His love was a devotion. Not an accommodating, unquestioning devotion like that to a saint. His was a laborious one, akin to that of a scientist in his life-long search for the cure of an incurable disease. Working at it day and night, out of an unbounded, selfless love for what he does. My husband left a stable job and crossed the ocean, embracing the unknown. In the process, he gained two daughters, learned another language and restored my belief in life – perhaps his greatest achievement.

I told him that night that I needed one day to think about it.

“You know we are doing it lock, stock and barrel, right”? that was my answer, not entirely aware of what that would eventually entail. He smiled a broad smile, transfixed by my answer. I smiled back.

The Mission Ranch

Endless, I thought, looking at the man drinking beer. The legs were so disproportioned to the rest of the body!

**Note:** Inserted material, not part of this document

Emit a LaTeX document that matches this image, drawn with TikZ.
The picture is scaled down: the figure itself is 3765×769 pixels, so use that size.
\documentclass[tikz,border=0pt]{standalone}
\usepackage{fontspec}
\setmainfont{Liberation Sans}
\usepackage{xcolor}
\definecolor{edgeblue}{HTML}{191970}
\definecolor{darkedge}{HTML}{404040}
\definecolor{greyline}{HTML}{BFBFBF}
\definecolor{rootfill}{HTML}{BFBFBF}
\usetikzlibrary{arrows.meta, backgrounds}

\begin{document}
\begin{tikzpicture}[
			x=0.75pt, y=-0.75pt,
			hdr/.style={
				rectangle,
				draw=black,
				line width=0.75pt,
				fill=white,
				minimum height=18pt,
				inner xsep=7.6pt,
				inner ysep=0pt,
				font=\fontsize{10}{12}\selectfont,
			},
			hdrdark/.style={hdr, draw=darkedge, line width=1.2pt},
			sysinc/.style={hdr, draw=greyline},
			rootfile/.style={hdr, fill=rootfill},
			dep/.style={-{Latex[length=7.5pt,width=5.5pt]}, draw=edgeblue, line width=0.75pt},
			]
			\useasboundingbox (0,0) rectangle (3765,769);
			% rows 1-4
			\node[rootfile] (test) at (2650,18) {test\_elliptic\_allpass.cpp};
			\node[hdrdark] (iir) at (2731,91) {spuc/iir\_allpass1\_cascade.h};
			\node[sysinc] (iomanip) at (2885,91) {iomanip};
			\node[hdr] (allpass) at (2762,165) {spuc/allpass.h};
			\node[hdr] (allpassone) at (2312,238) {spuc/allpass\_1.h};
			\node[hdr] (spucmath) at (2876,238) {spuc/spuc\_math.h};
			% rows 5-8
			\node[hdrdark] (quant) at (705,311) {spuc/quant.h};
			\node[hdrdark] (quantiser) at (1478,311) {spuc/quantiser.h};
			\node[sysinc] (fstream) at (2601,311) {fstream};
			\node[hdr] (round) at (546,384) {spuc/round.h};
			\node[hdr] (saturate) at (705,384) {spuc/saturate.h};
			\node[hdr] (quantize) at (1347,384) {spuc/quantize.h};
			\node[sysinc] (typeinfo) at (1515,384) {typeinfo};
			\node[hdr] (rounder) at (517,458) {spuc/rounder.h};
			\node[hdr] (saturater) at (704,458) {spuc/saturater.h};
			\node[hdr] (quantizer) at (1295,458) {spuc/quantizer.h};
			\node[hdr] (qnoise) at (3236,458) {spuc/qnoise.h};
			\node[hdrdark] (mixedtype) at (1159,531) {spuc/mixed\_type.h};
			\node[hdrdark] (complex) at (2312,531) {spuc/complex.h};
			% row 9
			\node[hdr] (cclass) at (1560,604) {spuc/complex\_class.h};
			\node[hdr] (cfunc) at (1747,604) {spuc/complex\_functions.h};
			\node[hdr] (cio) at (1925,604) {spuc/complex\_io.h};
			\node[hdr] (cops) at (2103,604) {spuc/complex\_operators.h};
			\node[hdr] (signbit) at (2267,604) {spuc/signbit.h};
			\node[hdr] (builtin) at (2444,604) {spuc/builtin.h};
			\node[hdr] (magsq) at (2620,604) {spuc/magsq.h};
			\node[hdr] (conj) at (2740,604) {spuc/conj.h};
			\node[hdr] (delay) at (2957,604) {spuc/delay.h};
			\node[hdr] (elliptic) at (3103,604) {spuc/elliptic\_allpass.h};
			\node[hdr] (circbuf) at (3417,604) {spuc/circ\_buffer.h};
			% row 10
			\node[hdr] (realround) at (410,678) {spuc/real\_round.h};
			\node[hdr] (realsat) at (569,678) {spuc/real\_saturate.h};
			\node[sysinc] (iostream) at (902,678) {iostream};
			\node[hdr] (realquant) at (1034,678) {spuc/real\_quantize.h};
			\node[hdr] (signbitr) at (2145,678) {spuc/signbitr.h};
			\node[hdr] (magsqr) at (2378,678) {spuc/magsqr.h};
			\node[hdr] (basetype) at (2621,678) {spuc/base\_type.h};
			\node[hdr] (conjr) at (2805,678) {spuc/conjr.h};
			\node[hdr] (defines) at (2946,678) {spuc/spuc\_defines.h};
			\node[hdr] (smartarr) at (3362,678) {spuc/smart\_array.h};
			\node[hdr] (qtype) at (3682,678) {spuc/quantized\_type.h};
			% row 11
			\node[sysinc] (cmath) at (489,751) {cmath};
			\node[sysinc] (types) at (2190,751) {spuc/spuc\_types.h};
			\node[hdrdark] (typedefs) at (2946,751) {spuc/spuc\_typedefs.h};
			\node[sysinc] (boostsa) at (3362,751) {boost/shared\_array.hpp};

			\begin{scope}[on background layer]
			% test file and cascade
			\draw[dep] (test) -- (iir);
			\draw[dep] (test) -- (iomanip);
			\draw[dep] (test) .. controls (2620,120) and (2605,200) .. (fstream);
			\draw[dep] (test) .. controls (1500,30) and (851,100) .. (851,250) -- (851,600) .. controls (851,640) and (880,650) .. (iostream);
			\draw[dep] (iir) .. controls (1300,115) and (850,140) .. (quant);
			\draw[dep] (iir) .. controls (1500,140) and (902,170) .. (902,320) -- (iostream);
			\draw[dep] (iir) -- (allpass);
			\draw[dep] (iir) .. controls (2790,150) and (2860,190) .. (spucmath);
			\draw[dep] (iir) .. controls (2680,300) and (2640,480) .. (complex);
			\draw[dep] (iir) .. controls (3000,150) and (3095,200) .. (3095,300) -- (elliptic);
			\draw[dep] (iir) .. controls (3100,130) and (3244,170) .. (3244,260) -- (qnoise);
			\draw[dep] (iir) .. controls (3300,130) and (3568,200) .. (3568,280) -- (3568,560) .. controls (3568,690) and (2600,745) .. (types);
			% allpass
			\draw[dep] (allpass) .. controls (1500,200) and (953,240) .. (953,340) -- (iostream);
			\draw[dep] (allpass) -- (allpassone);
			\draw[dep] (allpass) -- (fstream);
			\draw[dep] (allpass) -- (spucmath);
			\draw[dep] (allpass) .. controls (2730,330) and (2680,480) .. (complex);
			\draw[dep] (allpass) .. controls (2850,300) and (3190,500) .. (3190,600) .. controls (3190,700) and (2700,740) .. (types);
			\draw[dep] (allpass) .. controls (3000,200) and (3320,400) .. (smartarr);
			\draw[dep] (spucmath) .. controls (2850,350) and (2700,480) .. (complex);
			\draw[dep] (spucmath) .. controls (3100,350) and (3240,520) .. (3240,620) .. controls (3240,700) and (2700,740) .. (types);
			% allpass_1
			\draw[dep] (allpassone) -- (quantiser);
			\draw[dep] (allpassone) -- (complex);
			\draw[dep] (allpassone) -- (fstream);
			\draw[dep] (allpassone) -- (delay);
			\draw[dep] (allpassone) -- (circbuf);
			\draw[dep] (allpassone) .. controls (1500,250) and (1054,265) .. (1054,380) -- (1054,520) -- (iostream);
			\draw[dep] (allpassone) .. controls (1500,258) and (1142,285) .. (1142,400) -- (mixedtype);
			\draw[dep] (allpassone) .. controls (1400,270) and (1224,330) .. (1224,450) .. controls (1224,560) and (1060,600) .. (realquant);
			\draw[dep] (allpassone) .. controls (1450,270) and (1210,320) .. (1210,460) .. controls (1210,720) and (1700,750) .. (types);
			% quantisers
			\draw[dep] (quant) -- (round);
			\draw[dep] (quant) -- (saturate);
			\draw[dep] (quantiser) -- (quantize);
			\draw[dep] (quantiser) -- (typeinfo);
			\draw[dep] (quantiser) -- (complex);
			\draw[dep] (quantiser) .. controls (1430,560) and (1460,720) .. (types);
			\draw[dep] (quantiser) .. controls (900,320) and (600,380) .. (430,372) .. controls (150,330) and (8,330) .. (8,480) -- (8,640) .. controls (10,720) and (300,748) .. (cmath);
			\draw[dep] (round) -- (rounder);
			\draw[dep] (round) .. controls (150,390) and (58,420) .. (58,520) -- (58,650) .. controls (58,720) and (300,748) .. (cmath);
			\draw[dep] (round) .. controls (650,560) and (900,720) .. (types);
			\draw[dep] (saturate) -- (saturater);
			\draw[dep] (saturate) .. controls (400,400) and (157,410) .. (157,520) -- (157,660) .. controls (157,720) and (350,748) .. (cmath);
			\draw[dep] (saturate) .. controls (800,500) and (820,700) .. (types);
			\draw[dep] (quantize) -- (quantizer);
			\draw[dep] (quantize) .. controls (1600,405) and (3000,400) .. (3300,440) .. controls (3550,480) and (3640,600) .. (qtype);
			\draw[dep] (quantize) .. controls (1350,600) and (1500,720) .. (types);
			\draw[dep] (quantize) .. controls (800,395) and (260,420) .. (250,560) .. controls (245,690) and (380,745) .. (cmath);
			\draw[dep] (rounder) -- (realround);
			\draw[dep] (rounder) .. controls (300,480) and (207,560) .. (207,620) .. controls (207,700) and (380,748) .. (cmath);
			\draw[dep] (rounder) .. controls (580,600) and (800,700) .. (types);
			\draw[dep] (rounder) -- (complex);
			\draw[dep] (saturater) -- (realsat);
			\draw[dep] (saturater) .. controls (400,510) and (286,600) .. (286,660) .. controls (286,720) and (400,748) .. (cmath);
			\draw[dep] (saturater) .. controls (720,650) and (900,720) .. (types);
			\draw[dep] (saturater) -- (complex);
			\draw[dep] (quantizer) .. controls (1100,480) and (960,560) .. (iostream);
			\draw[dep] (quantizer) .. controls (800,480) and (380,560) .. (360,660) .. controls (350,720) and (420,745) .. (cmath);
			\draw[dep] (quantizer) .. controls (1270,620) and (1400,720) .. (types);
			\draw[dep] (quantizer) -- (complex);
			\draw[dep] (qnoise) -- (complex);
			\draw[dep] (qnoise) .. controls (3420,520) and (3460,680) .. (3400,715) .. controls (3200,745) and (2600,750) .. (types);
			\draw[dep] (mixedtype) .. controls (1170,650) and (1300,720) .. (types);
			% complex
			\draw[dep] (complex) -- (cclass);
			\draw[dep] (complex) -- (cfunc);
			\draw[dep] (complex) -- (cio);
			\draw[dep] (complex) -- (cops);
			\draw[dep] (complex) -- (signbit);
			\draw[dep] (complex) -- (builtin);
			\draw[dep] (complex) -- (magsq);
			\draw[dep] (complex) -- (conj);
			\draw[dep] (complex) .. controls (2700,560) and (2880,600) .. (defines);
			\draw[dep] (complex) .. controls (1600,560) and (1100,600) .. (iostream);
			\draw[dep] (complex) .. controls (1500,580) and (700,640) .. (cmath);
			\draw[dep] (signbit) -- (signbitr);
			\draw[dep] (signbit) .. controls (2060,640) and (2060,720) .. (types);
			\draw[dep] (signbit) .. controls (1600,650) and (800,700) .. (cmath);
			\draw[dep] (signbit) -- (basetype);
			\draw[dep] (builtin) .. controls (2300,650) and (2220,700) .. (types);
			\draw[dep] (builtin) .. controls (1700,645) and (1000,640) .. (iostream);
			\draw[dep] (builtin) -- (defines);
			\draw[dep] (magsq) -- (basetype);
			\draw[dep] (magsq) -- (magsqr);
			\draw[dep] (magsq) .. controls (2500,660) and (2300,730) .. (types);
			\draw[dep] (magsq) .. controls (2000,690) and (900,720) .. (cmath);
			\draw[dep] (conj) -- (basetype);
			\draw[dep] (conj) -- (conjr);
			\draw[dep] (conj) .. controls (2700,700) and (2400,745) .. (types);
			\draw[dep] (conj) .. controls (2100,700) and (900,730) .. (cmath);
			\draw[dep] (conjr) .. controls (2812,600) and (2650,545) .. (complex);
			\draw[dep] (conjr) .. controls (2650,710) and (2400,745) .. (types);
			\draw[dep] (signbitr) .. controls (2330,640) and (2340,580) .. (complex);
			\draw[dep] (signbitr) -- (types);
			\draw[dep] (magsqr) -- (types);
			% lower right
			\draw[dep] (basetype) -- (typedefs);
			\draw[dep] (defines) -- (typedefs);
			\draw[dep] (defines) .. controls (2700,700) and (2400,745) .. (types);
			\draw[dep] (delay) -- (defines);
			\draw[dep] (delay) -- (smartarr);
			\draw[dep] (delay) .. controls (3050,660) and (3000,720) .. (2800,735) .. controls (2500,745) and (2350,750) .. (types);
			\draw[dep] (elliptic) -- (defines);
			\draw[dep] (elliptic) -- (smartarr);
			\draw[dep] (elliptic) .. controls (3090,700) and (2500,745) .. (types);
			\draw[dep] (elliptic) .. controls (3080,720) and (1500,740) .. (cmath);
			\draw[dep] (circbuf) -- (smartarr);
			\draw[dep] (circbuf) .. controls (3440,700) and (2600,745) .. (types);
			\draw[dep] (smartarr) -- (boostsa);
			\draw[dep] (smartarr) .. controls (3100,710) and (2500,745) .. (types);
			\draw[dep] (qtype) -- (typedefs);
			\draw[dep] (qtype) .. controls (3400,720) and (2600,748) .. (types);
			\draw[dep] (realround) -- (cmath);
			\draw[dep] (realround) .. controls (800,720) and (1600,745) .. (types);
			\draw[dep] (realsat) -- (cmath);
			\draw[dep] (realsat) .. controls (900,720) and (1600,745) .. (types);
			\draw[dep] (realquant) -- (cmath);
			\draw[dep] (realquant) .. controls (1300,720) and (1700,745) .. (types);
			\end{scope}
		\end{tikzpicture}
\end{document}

The silvery grey hair was tied in a ponytail and he was wearing frayed baggy jeans and cowboy boots that had seen better days. Out of one of his Western movies, one would surmise. I thought about telling Bill but then decided no, it could not be Clint Eastwood. The man looked too aged and mundane to be him. Besides, Clint would not have been left alone all the time with so many admirers around. Some people were there just to see him. My mind drifted back to Bill’s words. His small eyes speaking of dreams. It was July 2001. We were at The Mission Ranch restaurant at Clint Eastwood’s ranch in Carmel, California, on a special mission.

There are so many memorable parts to that day. One that remains vivid in my memory is the dramatic scenery at The Mission Ranch. The light filtering the branches of the old oaks in an intricate lace-like pattern. The waves breaking again and again against the coastal rocks in wild bursts of foam. The cypress trees leaning away from the wind. We watched the sun go down and paint the sky in golden oranges, pinks and purples. The first tiny silver stars.

It was not the words but rather the slight tremor in his voice.  The tilt of his head. The steady hand. All those signs I would later recognize as a trademark of his wholesomeness. We drank a Pinot Noir from a local winery which we would frequently revisit on special occasions. His voice was ceremonious. I averted his eyes for a minute. Why couldn’t Disaster, in a rare exception to the rule, be merciful and announce itself before the hour? I still could run away and catch the next train back to oblivion. The great revelation did not come then. Like the slow, off-kilter Bossa Nova played on the piano by an unsuspecting guest, it was intangible.

It is a curious trait of human nature that one’s eyes can trick one’s mind (or is it vice versa?) so easily: it turned out that I was wrong about some things that day. There was no need to be so afraid. I was also wrong about the man at the bar: he was Clint Eastwood, endless legs, old boots and all. I found out at the restroom when I heard a girl on the phone announcing hysterically: “OMG Mom, you won’t believe this but I swear I’ve just seen Clint Eastwood at the bar!”.

OMG indeed.

We go back to The Mission Ranch whenever we are in California and rekindle that day. My innermost fears and hopes, the glint in my husband’s small eyes.  We also try to sit at that same table across from the bar where I saw Clint Eastwood but we never saw him again.


Many years ago when I was studying language acquisition, I learned Krashen’s theory of second language learning. It consists of five main hypotheses.  One of them is the “affective filter hypothesis”, which suggests that learner’s ability is affected negatively when they are experiencing emotions such as fear or embarrassment.

Sometimes I have the impression that my language skills are deteriorating rather than improving.  It is not a matter of aging, but rather the so-called affective filter hypothesis. I still recall that, as a child, I used to stutter when my mom scolded me. I am a grown adult but I still stutter, especially when I feel unfairly challenged. I also speak more slowly and tend to pause at the end of the sentence, as if waiting for the last word.

For me, language is deeply connected to the maternal self. The mother tongue, the mother country. How ironical that I keep wanting to go back to my mother tongue, when I used to be a foreign language teacher.